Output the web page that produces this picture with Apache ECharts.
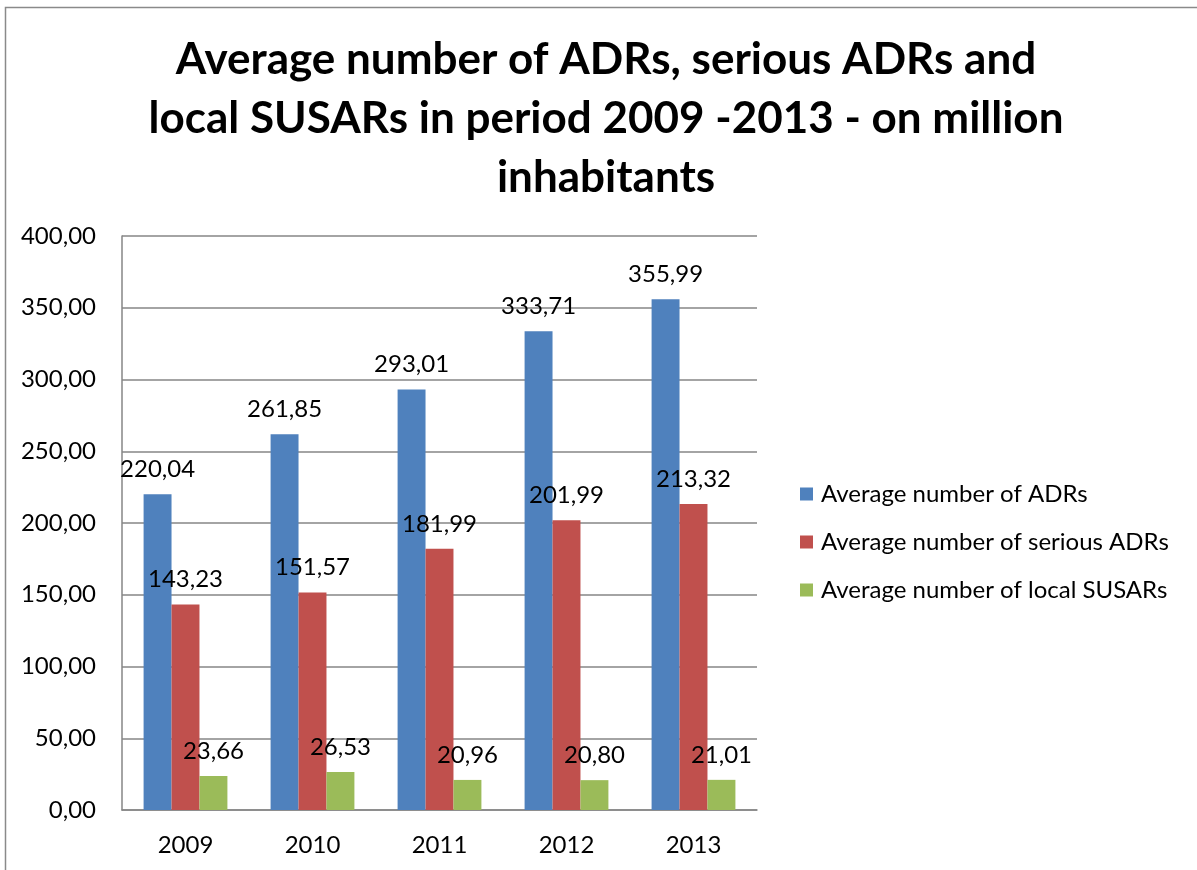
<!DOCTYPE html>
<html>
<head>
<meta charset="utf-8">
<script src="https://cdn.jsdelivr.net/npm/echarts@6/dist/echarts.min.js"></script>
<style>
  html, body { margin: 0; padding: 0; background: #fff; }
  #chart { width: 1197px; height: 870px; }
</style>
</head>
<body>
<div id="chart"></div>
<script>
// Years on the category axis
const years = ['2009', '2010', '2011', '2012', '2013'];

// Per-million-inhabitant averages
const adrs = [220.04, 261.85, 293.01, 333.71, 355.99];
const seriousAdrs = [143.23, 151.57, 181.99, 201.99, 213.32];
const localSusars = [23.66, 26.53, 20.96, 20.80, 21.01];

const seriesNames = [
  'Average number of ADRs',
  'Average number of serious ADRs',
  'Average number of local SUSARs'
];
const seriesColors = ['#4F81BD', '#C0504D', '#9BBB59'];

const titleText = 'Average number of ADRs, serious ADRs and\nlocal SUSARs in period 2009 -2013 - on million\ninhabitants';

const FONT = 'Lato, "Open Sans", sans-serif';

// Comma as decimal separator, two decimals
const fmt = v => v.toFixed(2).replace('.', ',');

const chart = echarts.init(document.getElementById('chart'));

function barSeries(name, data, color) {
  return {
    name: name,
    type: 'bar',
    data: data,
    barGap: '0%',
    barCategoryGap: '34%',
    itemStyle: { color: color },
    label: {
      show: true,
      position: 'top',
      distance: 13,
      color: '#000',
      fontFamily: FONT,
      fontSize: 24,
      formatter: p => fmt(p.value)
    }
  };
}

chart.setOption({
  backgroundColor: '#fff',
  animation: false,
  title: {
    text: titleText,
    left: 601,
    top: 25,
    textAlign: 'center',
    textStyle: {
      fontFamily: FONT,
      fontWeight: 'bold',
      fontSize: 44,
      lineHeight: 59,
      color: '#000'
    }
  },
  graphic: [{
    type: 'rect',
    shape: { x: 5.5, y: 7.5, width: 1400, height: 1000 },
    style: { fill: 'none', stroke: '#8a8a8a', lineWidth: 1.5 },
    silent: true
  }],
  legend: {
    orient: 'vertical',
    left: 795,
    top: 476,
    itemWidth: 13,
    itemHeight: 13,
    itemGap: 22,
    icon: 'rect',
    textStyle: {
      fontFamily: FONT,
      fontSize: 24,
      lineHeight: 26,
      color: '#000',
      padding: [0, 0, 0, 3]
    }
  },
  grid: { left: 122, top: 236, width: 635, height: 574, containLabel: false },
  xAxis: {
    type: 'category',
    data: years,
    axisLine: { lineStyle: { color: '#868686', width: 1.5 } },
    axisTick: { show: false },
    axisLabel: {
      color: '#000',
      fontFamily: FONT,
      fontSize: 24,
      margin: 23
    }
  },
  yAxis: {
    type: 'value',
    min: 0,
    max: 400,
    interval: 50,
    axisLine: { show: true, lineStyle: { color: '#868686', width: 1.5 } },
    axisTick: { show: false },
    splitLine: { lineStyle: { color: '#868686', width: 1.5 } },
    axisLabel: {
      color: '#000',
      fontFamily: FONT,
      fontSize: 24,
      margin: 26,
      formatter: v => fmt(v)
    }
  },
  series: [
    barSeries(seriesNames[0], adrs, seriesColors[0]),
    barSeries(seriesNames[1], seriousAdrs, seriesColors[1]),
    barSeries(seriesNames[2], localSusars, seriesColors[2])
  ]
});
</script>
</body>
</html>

******************************

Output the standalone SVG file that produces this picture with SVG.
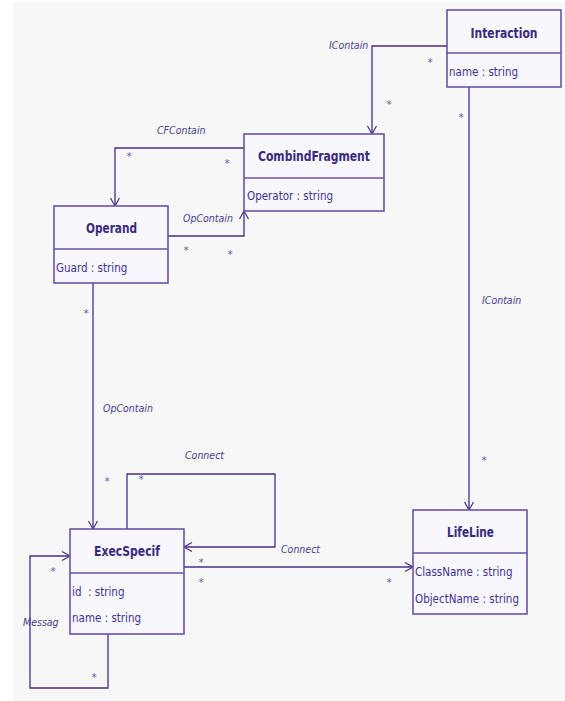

******************************

Reply with only the number of lines in the entries that contain the word "produces".

2